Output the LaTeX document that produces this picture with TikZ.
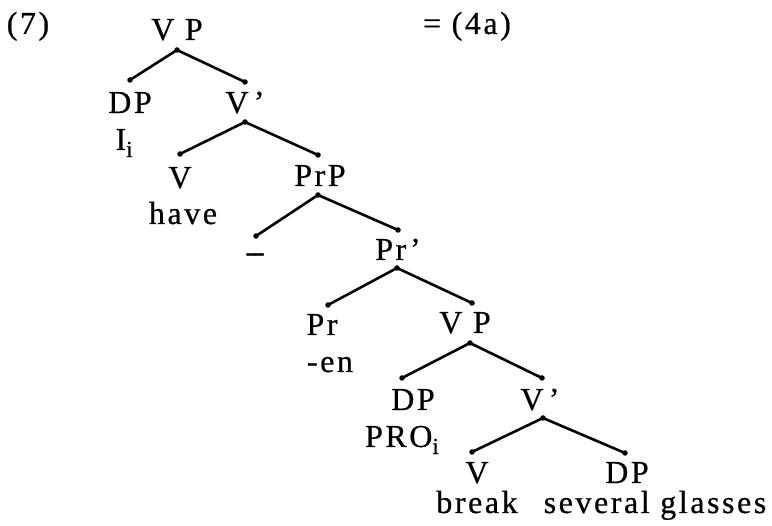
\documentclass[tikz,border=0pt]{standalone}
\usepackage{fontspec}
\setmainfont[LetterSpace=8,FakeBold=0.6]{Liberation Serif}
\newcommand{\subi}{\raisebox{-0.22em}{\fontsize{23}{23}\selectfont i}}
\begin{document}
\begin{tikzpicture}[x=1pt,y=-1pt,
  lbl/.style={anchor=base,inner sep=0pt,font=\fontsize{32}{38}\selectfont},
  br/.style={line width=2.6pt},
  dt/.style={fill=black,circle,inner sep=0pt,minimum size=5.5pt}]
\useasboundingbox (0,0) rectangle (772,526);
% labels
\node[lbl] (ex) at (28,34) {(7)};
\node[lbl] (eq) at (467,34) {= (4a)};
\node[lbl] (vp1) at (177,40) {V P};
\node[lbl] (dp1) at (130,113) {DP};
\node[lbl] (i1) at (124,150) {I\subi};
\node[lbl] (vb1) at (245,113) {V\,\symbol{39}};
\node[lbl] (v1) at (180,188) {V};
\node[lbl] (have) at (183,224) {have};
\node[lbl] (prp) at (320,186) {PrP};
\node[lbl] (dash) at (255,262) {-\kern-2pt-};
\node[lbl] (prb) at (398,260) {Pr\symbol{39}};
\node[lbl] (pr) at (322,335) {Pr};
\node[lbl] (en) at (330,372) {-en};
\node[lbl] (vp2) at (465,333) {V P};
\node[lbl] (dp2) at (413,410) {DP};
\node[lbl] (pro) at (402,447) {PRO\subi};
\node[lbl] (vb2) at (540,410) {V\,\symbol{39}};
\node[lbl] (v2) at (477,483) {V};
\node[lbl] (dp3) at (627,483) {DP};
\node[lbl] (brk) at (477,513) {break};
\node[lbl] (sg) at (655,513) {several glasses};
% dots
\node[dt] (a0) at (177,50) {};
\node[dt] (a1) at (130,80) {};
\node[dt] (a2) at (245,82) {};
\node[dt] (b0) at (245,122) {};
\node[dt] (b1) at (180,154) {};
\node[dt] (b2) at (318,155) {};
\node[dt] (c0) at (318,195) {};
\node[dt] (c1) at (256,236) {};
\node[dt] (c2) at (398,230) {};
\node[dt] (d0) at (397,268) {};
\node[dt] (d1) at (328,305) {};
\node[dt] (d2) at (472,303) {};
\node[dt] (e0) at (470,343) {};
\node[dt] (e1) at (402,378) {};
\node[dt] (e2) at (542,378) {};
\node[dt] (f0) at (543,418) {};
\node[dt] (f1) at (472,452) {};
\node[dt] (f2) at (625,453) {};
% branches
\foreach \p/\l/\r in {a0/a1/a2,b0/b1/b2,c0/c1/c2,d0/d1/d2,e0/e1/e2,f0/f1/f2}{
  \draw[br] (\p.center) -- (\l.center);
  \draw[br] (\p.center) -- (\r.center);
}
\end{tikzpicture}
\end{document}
******************************
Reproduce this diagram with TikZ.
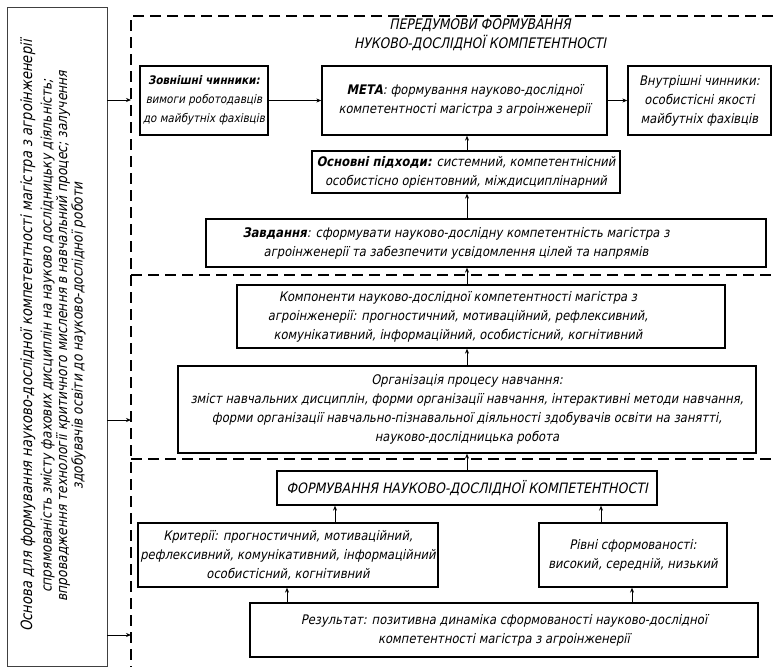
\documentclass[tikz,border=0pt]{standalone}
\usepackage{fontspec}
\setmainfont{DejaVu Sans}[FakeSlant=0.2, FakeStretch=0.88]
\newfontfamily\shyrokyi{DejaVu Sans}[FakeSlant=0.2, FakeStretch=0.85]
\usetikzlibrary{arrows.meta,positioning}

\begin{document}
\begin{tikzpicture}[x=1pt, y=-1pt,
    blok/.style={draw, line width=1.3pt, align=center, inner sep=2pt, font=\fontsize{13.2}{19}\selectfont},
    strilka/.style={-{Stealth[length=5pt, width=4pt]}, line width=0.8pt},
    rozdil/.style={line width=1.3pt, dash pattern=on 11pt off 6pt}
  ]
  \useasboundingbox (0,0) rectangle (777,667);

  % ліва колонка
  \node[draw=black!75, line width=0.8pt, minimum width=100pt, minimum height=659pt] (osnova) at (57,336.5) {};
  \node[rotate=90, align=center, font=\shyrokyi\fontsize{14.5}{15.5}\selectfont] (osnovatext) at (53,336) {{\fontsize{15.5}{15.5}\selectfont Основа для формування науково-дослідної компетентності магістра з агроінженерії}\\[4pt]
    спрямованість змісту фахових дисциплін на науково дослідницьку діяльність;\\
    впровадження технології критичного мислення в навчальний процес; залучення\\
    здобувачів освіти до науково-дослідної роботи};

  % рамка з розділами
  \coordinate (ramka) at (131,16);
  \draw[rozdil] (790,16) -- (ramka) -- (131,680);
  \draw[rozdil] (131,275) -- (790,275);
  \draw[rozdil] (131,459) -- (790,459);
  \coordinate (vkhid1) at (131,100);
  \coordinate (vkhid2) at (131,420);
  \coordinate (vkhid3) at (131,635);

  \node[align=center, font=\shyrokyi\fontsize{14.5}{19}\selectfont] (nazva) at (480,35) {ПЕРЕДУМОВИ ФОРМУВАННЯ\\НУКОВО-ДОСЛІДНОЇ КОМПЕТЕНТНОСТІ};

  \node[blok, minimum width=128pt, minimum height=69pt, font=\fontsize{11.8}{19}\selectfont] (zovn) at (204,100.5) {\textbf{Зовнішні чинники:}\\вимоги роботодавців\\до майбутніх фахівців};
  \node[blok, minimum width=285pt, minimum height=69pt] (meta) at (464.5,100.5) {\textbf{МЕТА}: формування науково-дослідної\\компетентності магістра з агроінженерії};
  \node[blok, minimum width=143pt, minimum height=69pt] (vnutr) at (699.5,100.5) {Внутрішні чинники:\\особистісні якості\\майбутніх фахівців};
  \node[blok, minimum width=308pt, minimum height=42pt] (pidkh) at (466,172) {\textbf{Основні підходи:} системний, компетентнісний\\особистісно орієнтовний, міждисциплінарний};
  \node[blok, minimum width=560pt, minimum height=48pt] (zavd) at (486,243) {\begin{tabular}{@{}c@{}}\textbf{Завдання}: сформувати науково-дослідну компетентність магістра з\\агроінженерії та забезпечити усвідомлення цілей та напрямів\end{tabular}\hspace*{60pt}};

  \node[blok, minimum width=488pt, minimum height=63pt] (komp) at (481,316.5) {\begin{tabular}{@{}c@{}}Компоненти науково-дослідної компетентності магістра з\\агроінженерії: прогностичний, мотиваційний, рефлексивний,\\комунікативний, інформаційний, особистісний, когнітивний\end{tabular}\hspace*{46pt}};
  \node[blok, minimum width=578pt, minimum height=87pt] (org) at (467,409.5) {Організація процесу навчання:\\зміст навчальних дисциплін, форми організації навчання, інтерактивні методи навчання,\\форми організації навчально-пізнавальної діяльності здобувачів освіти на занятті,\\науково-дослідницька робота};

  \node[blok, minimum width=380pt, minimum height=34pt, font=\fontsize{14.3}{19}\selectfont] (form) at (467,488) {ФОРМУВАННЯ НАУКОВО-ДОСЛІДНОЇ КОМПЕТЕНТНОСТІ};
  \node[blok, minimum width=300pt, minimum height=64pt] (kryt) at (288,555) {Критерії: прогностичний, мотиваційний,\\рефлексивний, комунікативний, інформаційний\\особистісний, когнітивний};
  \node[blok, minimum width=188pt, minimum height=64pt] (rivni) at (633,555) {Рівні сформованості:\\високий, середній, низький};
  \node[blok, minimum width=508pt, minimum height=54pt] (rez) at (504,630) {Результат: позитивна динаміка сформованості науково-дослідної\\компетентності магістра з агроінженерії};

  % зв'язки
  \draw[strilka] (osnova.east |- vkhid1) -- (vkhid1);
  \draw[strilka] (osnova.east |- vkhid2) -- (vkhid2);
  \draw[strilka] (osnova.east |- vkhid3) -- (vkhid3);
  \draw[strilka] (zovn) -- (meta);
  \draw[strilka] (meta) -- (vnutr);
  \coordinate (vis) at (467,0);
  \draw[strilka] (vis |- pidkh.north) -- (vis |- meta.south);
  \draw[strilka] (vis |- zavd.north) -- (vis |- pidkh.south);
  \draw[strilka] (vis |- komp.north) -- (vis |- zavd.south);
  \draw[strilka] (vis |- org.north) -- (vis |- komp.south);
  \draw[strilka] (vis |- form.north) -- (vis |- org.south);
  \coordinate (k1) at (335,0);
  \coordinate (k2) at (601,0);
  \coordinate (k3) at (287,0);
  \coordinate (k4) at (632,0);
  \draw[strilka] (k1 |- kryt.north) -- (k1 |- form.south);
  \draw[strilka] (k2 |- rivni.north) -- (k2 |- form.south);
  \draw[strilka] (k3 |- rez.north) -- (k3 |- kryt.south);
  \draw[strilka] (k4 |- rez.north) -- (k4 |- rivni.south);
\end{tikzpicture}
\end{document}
******************************
Repeat, word for word, the lines of the material above from the one holding "Reproduce this diagram with TikZ." through the one holding "(0,0) rectangle (777,667);". Leave out pictures.

Written answer:
Reproduce this diagram with TikZ.
\documentclass[tikz,border=0pt]{standalone}
\usepackage{fontspec}
\setmainfont{DejaVu Sans}[FakeSlant=0.2, FakeStretch=0.88]
\newfontfamily\shyrokyi{DejaVu Sans}[FakeSlant=0.2, FakeStretch=0.85]
\usetikzlibrary{arrows.meta,positioning}

\begin{document}
\begin{tikzpicture}[x=1pt, y=-1pt,
    blok/.style={draw, line width=1.3pt, align=center, inner sep=2pt, font=\fontsize{13.2}{19}\selectfont},
    strilka/.style={-{Stealth[length=5pt, width=4pt]}, line width=0.8pt},
    rozdil/.style={line width=1.3pt, dash pattern=on 11pt off 6pt}
  ]
  \useasboundingbox (0,0) rectangle (777,667);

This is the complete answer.